● STATED EXERCISE:
Starting at the first line of the listing below, repeat each line up to and including the one containing "import plotly.graph_objects as go". Leave out pictures.

● DATA PROVIDED:
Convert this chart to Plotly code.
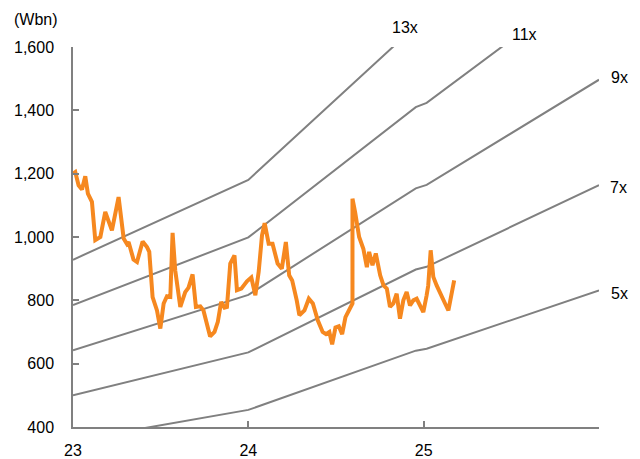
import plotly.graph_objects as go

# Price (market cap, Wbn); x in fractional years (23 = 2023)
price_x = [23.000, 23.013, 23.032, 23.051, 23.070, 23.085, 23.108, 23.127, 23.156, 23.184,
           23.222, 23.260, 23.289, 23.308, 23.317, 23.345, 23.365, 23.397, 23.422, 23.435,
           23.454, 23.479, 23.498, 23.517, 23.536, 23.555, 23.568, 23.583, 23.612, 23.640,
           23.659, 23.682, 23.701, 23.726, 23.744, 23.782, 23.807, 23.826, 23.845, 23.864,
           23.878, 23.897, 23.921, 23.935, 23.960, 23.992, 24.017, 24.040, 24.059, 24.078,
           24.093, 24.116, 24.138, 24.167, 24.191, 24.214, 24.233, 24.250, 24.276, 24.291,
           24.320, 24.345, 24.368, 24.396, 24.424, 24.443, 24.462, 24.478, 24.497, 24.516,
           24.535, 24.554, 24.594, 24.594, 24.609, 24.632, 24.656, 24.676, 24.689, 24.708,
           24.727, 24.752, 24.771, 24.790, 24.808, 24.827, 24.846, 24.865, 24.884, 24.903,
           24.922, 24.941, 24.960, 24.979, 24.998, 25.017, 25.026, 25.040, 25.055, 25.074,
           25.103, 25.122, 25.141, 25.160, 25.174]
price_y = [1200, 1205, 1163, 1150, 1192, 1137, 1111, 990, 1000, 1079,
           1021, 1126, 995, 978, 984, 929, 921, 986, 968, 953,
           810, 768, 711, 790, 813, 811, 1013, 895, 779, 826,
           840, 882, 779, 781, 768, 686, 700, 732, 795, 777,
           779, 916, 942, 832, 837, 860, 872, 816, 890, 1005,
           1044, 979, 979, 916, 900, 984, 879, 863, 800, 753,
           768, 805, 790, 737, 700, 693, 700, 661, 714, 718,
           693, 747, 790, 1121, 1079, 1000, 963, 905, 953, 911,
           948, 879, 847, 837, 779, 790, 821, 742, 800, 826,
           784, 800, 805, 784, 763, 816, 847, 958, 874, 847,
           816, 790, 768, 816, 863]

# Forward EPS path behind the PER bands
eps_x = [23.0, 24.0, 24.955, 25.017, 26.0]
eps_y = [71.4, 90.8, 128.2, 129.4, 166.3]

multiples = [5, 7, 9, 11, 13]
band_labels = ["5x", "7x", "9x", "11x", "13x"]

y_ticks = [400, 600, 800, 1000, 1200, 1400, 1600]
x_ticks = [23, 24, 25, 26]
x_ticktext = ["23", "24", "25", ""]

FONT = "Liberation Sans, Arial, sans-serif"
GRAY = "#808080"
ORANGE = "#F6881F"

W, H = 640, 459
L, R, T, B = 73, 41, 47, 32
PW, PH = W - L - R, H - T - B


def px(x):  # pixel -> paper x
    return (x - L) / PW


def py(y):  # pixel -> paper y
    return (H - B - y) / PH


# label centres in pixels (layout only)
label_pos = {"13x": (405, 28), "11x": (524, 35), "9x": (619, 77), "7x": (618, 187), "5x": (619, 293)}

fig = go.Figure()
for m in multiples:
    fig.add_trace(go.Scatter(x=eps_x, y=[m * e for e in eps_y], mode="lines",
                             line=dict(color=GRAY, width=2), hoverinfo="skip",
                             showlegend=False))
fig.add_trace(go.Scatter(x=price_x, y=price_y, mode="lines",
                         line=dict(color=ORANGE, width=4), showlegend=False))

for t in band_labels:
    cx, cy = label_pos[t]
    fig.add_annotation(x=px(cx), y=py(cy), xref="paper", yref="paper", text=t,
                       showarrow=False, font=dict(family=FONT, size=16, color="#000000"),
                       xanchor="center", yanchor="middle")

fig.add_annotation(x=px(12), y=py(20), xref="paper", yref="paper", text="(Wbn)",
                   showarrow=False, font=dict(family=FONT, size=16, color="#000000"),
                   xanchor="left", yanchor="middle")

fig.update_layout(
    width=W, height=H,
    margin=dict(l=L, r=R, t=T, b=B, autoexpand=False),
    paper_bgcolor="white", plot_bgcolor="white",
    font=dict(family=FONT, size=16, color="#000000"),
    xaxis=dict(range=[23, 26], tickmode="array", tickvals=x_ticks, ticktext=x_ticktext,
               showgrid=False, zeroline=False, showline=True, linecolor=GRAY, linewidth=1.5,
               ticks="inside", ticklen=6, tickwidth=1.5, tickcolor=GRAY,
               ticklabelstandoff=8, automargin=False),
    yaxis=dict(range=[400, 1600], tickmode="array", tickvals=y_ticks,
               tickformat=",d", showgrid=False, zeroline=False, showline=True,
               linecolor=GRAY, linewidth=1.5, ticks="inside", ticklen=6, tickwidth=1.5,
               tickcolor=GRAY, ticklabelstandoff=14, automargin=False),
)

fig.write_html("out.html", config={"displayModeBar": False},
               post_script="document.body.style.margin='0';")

● ANSWER FOR THE TASK:
Convert this chart to Plotly code.
import plotly.graph_objects as go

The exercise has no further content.